ORLANDO - When he was growing up in Chile, Sergio Larach was surrounded by healers. His mother and father were dentists. His uncle was a professor of gastrointestinal surgery, and other family members were nurses and healthcare providers. So, even as a very young child, he was aware it was a special occupation that required special people.
So, perhaps it is not surprising that at 10 years old Larach realized he shared a similar mindset and destiny. "I was being taught how to hunt," he recalled. As he held a dead sparrow in his hand, "I realized I was very sad and I swore not to do it again," he said. "I knew I would feel better about helping animals. It was a turning point for me," he said.
In 1961 Larach entered medical school at the University of Chile in Santiago, and spent the next 12 years completing his internship and two residences in Chile, before making a decision to continue his training in the U.S. On his way to interview for surgical residency jobs in New York and Boston in 1973, he stopped in Orlando to visit a colleague he knew from Chile. "He asked me to interview for a general surgery residency, so I did. As I continued my travels to Boston and New York, I got a call offering me the position in Orlando. I made the decision in a moment," said Larach.
After three years at Orlando Regional Medical Center, Larach accepted a fellowship in colorectal surgery at the University of Texas Medical School in Houston. But as soon as he finished, he bee-lined it back to Orlando, where he joined with Don Robertson, MD, "who was the only colorectal surgeon in town at the time," Larach said. That practice evolved into the Colon & Rectal Clinic of Orlando, where Larach worked for the next 25 years. He owned and operated the Colon & Rectal Disease Center from 2002-2009 before helping to create another colorectal program with a physicians group at Florida Hospital.

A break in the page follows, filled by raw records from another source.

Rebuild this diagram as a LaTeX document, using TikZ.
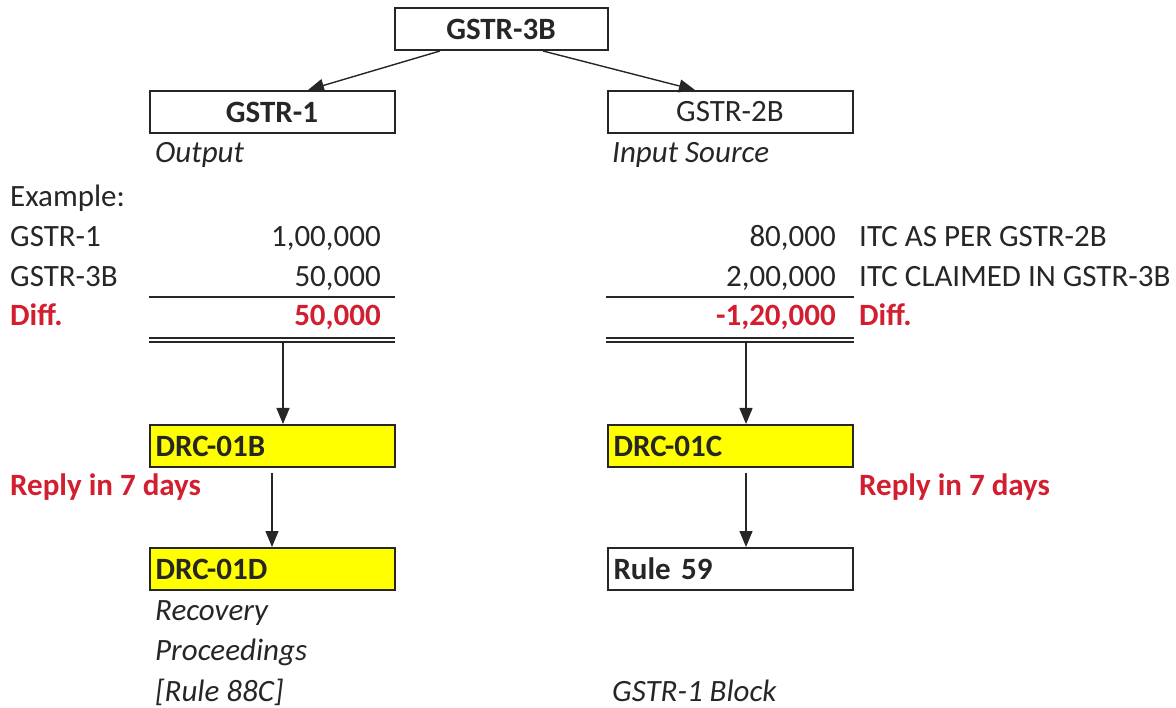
\documentclass[tikz,border=0pt]{standalone}
\usepackage{fontspec}
\setmainfont{Carlito}
\usetikzlibrary{arrows.meta,positioning}

\definecolor{inkgray}{HTML}{262626}
\definecolor{diffred}{HTML}{D21F30}
\definecolor{drcyellow}{HTML}{FFFF00}

\begin{document}
\fontsize{31}{37}\selectfont
\begin{tikzpicture}[x=1pt,y=-1pt,text=inkgray,
  box/.style={draw=inkgray, line width=2pt, inner xsep=6pt, inner ysep=0pt,
              text width=233pt, minimum height=42pt, align=center},
  drc/.style={box, fill=drcyellow, align=left, font=\bfseries},
  lbl/.style={anchor=base west, inner sep=0pt},
  num/.style={anchor=base east, inner sep=0pt},
  note/.style={lbl, font=\itshape},
  diff/.style={text=diffred, font=\bfseries},
  rule/.style={draw=inkgray, line width=1.6pt},
  flow/.style={draw=inkgray, line width=1.4pt, -{Triangle[length=16pt,width=13pt]}}]

\useasboundingbox (0,0) rectangle (1176,708);

% boxes
\node[box, text width=201pt, font=\bfseries] (g3b) at (501,29)  {GSTR-3B};
\node[box, font=\bfseries]                   (g1)  at (272,112) {GSTR-1};
\node[box]                                   (g2b) at (730,112) {GSTR-2B};
\node[drc]                  (drcb) at (272,446) {DRC-01B};
\node[drc]                  (drcc) at (730,446) {DRC-01C};
\node[drc]                  (drcd) at (272,569) {DRC-01D};
\node[box, align=left, font=\bfseries] (r59) at (730,569) {Rule 59};

% notes under boxes
\node[note] (out)  at (155,163) {Output};
\node[note] (inp)  at (612,163) {Input Source};
\node[note] (rec1) at (155,620) {Recovery};
\node[note] (rec2) at (155,660) {Proceedings};
\node[note] (rec3) at (155,701) {[Rule 88C]};
\node[note] (blk)  at (612,701) {GSTR-1 Block};

% example table
\node[lbl] (ex)  at (10,207) {Example:};
\node[lbl] (lr1) at (10,247) {GSTR-1};
\node[lbl] (lr2) at (10,287) {GSTR-3B};
\node[lbl, diff] (lr3) at (10,326) {Diff.};
\node[num] (lv1) at (381,247) {1,00,000};
\node[num] (lv2) at (381,287) {50,000};
\node[num, diff] (lv3) at (381,326) {50,000};

\node[num] (rv1) at (836,247) {80,000};
\node[num] (rv2) at (836,287) {2,00,000};
\node[num, diff] (rv3) at (836,326) {-1,20,000};
\node[lbl] (rl1) at (859,247) {ITC AS PER GSTR-2B};
\node[lbl] (rl2) at (859,287) {ITC CLAIMED IN GSTR-3B};
\node[lbl, diff] (rl3) at (859,326) {Diff.};

\node[lbl, diff] (rpl) at (10,496)  {Reply in 7 days};
\node[lbl, diff] (rpr) at (859,496) {Reply in 7 days};

% totals lines
\coordinate (ls1) at (149,297);  \coordinate (ls2) at (395,297);
\coordinate (rs1) at (606,297);  \coordinate (rs2) at (854,297);
\coordinate (ld1) at (149,340);  \coordinate (ld2) at (395,340);
\coordinate (rd1) at (606,340);  \coordinate (rd2) at (854,340);
\coordinate (la)  at (283,342);  \coordinate (ra)  at (746,342);

\path[rule] (ls1) -- (ls2);
\path[rule] (rs1) -- (rs2);
\path[rule, double, double distance=2.6pt, line width=1.3pt] (ld1) -- (ld2);
\path[rule, double, double distance=2.6pt, line width=1.3pt] (rd1) -- (rd2);

% arrows
\path[flow] ([xshift=-61pt]g3b.south) -- ([xshift=36pt]g1.north);
\path[flow] ([xshift=42pt]g3b.south) -- ([xshift=-35pt]g2b.north);
\path[flow] (la) -- (la |- drcb.north);
\path[flow] (ra) -- (ra |- drcc.north);
\path[flow, shorten <=5pt] (drcb.south) -- (drcd.north);
\path[flow, shorten <=5pt] ([xshift=16pt]drcc.south) -- ([xshift=16pt]r59.north);

\end{tikzpicture}
\end{document}
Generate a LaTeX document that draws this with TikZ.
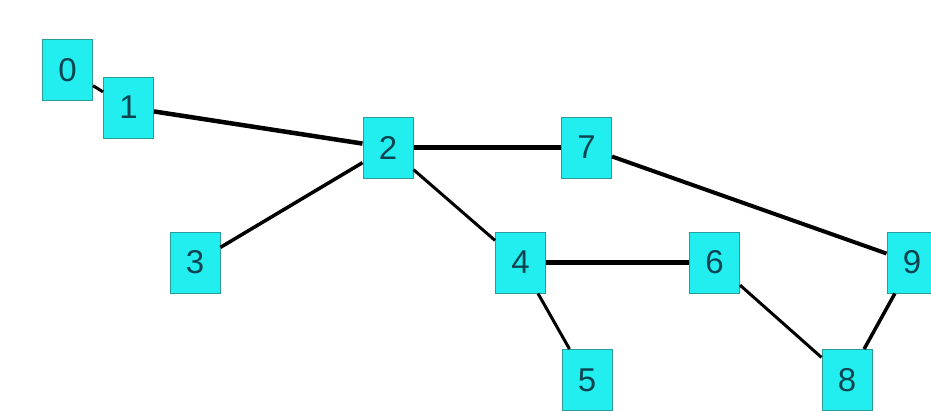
\documentclass[tikz,border=0pt]{standalone}
\usepackage{fontspec}
\setmainfont{Liberation Sans}
\definecolor{boxfill}{HTML}{22EEF0}
\definecolor{boxline}{HTML}{2A9C9C}
\definecolor{digit}{HTML}{0B4450}
\begin{document}
\begin{tikzpicture}[x=1pt,y=-1pt,
  vbox/.style={draw=boxline,line width=1pt,fill=boxfill,minimum width=50pt,minimum height=61pt,inner sep=0pt,font=\fontsize{33}{33}\selectfont,text=digit},
  edge/.style={line width=#1,black}]
\clip (0,0) rectangle (931,410);
\node[vbox] (n0) at (67.5,70) {0};
\node[vbox] (n1) at (128.5,107.5) {1};
\node[vbox] (n2) at (388,147.5) {2};
\node[vbox] (n7) at (586.5,147.5) {7};
\node[vbox] (n3) at (195,262.5) {3};
\node[vbox] (n4) at (520.5,262.5) {4};
\node[vbox] (n6) at (714.5,262.5) {6};
\node[vbox] (n9) at (912,262.5) {9};
\node[vbox] (n5) at (587,380) {5};
\node[vbox] (n8) at (847,380) {8};
\draw[edge=3pt] (n0) -- (n1);
\draw[edge=4.5pt] (n1) -- (n2);
\draw[edge=5.5pt] (n2) -- (n7);
\draw[edge=3.5pt] (n2) -- (n3);
\draw[edge=3pt] (n2) -- (n4);
\draw[edge=4pt] (n7) -- (n9);
\draw[edge=4.5pt] (n4) -- (n6);
\draw[edge=3pt] (n4) -- (n5);
\draw[edge=3pt] (n6) -- (n8);
\draw[edge=3.5pt] (n9) -- (n8);
\end{tikzpicture}
\end{document}
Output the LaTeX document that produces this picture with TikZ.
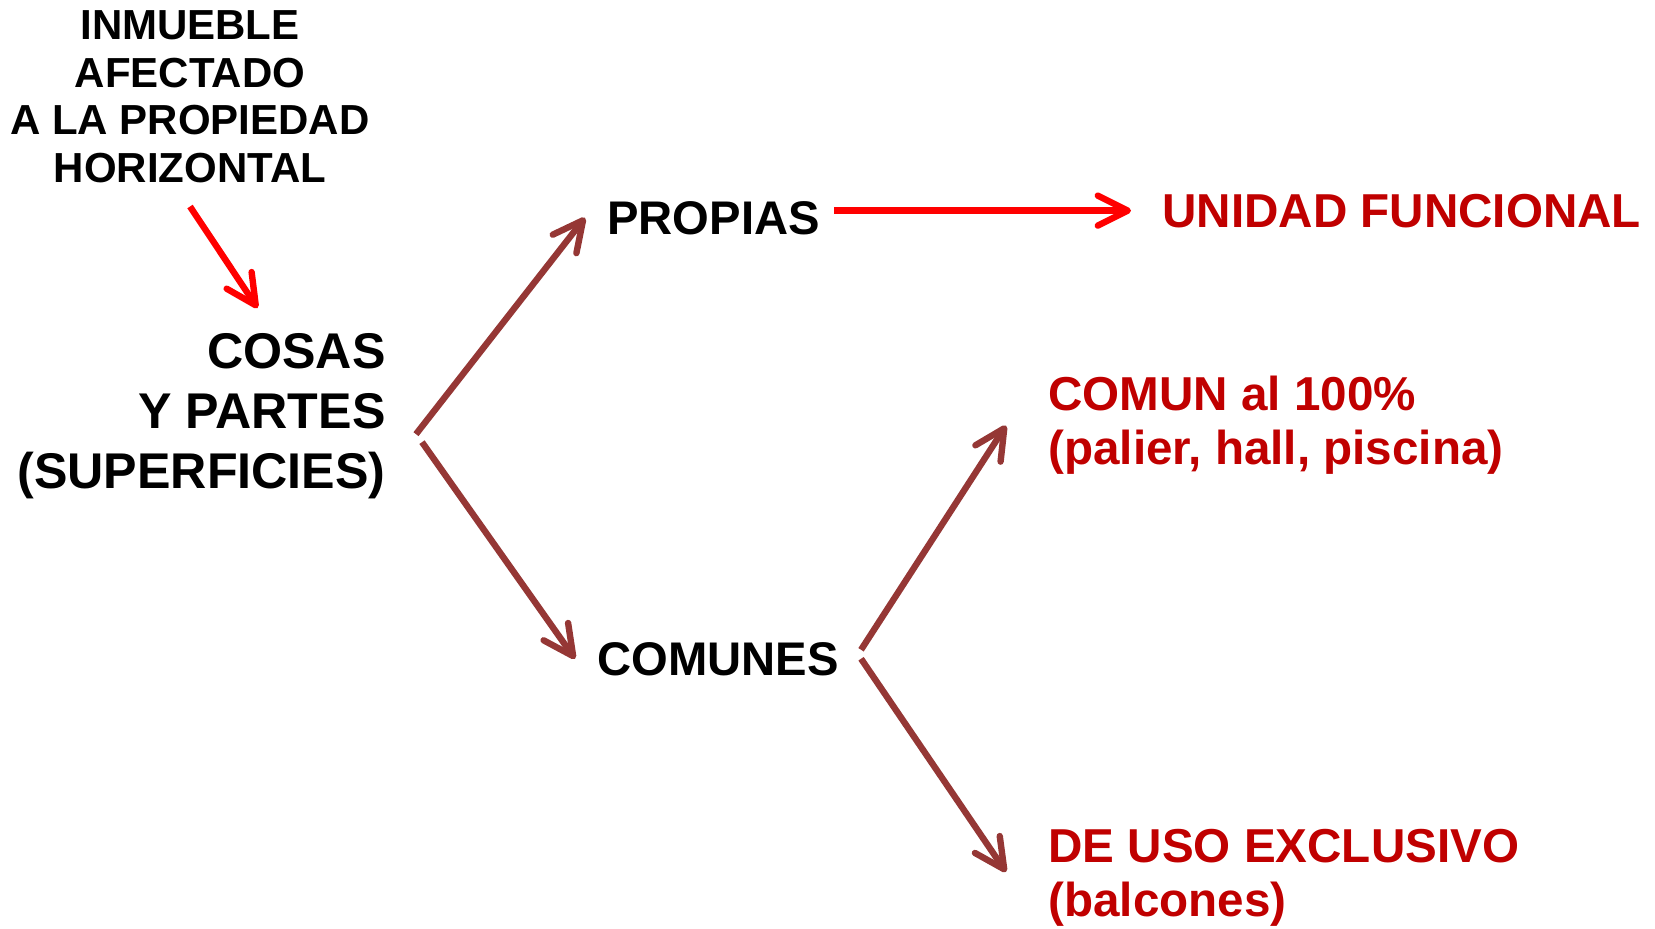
\documentclass[tikz,border=0pt]{standalone}
\usepackage{fontspec}
\setmainfont{Liberation Sans}
\usetikzlibrary{arrows.meta,calc,positioning}
\definecolor{arrowbrown}{RGB}{149,55,53}
\definecolor{textred}{RGB}{192,0,0}
\definecolor{arrowred}{RGB}{255,0,0}

\begin{document}
\begin{tikzpicture}[x=0.5pt,y=-0.5pt]
	\tikzstyle{brownarrow} = [draw=arrowbrown,line width=3.2pt,-{Straight Barb[length=15pt,width=15pt,round]}]
	\tikzstyle{redarrow} = [draw=arrowred,line width=3.2pt,-{Straight Barb[length=15pt,width=15pt,round]}]
	\tikzstyle{small} = [font=\fontsize{21}{23.9}\selectfont\bfseries,inner sep=0pt,align=center]
	\tikzstyle{big} = [font=\fontsize{25.1}{30}\selectfont\bfseries,inner sep=15pt,align=right]
	\tikzstyle{mid} = [font=\fontsize{23.6}{27}\selectfont\bfseries,inner sep=11pt]
	\tikzstyle{leaf} = [font=\fontsize{23.8}{27}\selectfont\bfseries,text=textred,align=left]
	\useasboundingbox (0,0) rectangle (1655,928);
	% Left
	\node[small,anchor=north] at (190,10)(horiz) {INMUEBLE\\AFECTADO\\A LA PROPIEDAD\\HORIZONTAL};
	\node[big,anchor=north east] at (416,303)(cosas) {COSAS\\Y PARTES\\(SUPERFICIES)};
	\draw[redarrow] ([yshift=-11.5pt]horiz.south) -- ([xshift=28pt,yshift=-2.5pt]cosas.north);
	% Middle
	\node[mid,anchor=base west] at (585,234)(propias) {PROPIAS};
	\node[mid,anchor=base west] at (575,675)(comunes) {COMUNES};
	\draw[brownarrow] ([yshift=-9pt]cosas.east) -- (propias.west);
	\draw[brownarrow] ([xshift=3pt,yshift=-13pt]cosas.east) -- (comunes.west);
	% Right
	\node[leaf,inner sep=15.5pt,anchor=base west] at (1131,227)(unidad) {UNIDAD FUNCIONAL};
	\node[leaf,inner sep=21pt,anchor=north west] at (1006,334)(comun) {COMUN al 100\%\\(palier, hall, piscina)};
	\node[leaf,inner sep=21pt,anchor=north west] at (1006,787)(deuso) {DE USO EXCLUSIVO\\(balcones)};
	\draw[redarrow] ([xshift=-4pt]propias.east |- unidad.west) -- (unidad.west);
	\draw[brownarrow] ([yshift=4.5pt]comunes.east) -- (comun.west);
	\draw[brownarrow] (comunes.east) -- ([yshift=3pt]deuso.west);
\end{tikzpicture}
\end{document}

In 2014, Larach said he wanted to "sort of slow down, so I looked for a place where I could continue to work and that would give me the opportunity to use my knowledge, but at the same time not assume a heavy workload." That is when he joined the team at Digestive & Liver Center of Florida.
"I come here three days a week and I do endoscopy procedures and ano-rectal surgeries. And I am developing what is the most important part: A pelvic floor center where we do studies for people with the major problems of constipation and fecal incontinence. That is a very prevalent issue and we are helping people here in an outpatient setting," he said.
Larach said his schedule also allows him time to feed his lifelong passion for teaching. "I maintain my relationship with the Florida Hospital group in teaching fellows. I'm in surgery with them and I go into their classes," he said. In addition, medical students from the University of Central Florida College of Medicine and the Florida State University College of Medicine come regularly to the Digestive & Liver Disease Center for one month-rotations. "It is very enlightening to maintain that contact," said the soft-spoken 71-year-old.
Larach said he was "a pioneer in developing laparoscopic colon and rectal surgery, followed by robotic surgery, and finally developed with two partners a technique for trans-anal resection that now has worldwide acceptance." Larach added that he wishes to continue innovating in the field of colorectal surgery. "I love teaching and I love to be involved with the younger generations."
Larach stays active outside the clinic and surgery center. His wife, a native of Switzerland, recently retired as an investment advisor with Merrill Lynch. They both are in their second marriages, have four adult sons between them, and "this year will increase the family with four grandbabies," he said. "We enjoy condo life with our two dogs, visiting with our friends and traveling," he said.
Larach is also a sailor. He has a sea-worthy 36-footer that he sometimes sails to Miami, the Florida Keys and the Virgin Islands. But most outings are "trips to nowhere" off the coast of Melbourne, where he docks his boat.
Over the years, Larach has joined humanitarian medical missions to remote areas in South America, Central America and Africa. "I helped people who had not seen a doctor in 60 years. Very interesting and very rewarding," he said.
But Larach's latest involvement with a charitable organization is the EarthWeb Foundation, a nonprofit with the motto "Earth's Sake for Our Sake."
"Simply put, it is about taking care of Mother Earth," said Larach, a member of the board. Besides supporting global issues that include, climate, hunger, agriculture and ecosystem sustainability, Larach said his role and that of other physicians has been to provide healthcare access to the poor, which has taken them to the Honduras, Haiti and the Amazon.
Larach said his philanthropy also includes "helping students here in Orlando achieve their goals of going to college."